Why our students can’t think on their feet: Are our schools are too timid?

I’ve lately been wondering about a problem I’ve noticed with some of the students that I have taught over the years: an inability to think through an issue. This seems particularly evident in the sections of writing assignments where they have to either evaluate contrasting viewpoints or cogently explain their point of view on an issue or topic.

The agape expressions I now often encounter when attempting to elicit thoughtful group discussions are sometimes frustrating, and I find myself working harder and harder to convince students to fully engage with a world of ideas.

The breadth of this problem is well-known and well-documented—and its negative effects extend far beyond the classroom. The most recent Collegiate Learning Assessment Plus (CLA+) found that 40 percent of college seniors fail to graduate with the critical thinking skills necessary for workplace success, and many business surveys mirror the annoyance that employers feel when confronted by new hires who are blissfully unaware of the need—particularly in an increasingly complex and dynamic economic environment—to reason through problems in order to arrive at sound judgments.

Employer assessments of the overall ability of college graduates to “think on their feet” are often even harsher than the already dismal numbers in the CLA+ data, and this might explain at least some of the employee churn in the American workplace.

Some part of the problem with students’ deficient critical thinking skills is certainly the result of a basic lack of background knowledge on a broad range of topics that impedes their ability to connect with ideas outside of the narrow confines of a particular class reading or lecture.

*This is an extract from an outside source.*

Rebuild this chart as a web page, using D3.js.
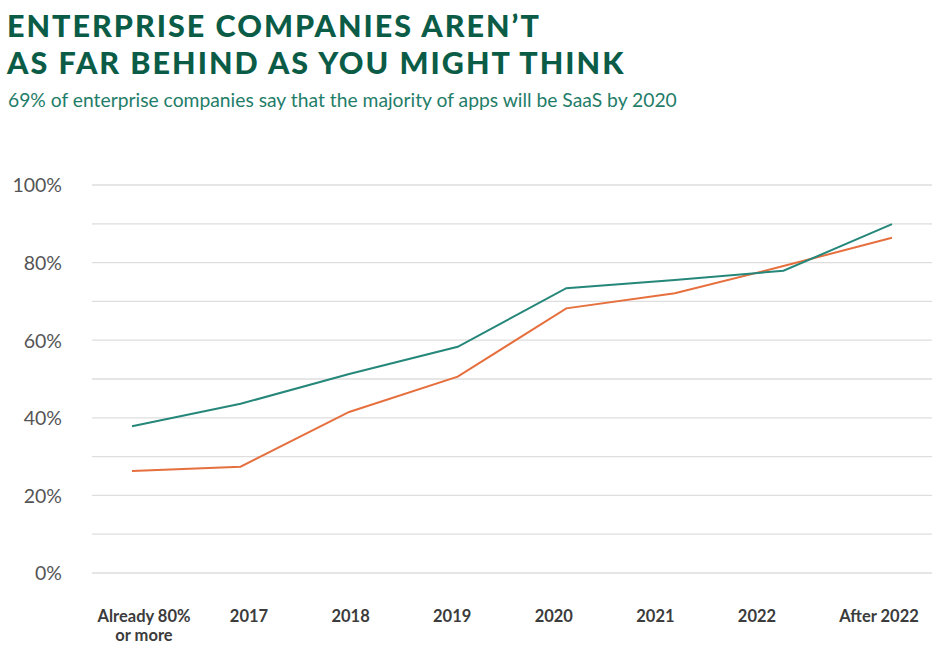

For example, if we are discussing the national debate now raging over the fraught relations between communities of color and the police, it helps to have some basic knowledge of the history of the civil rights movement in our country—a reference to “Jim Crow Laws” should not be a source of complete confusion for any college student. Similarly, if we are discussing forms of social protest that have been historically successful, Gandhi’s use of non-violent resistance in both South Africa and India perhaps should not be completely new information to so many.

Living in an age awash in information available at the touch of a finger, one might presume the ease of obtaining knowledge would translate into a more educated student, but this does not generally seem to be the case. There could, of course, be some degree of “information overload” that results from the increasing complexity of our world, and this might be part of the reason why that which is so easily accessed so frequently is not.

However, it seems that little of substance is routinely discussed inside K-12 classrooms anymore because of overriding concerns about avoiding topics that might cause even the mildest discomfort.

We see this tendency now washing up on the shores of our nation’s college and universities, where demands for “trigger warnings” to flag controversial content and “safe spaces” to recover from the contamination of different ways of thinking are now regular features of campus life. The notion that higher education might be a place for the spirited debate of issues on their merits now seems as dead as disco, and I lay the blame for much of this problem squarely at the feet of our increasingly timid public schools.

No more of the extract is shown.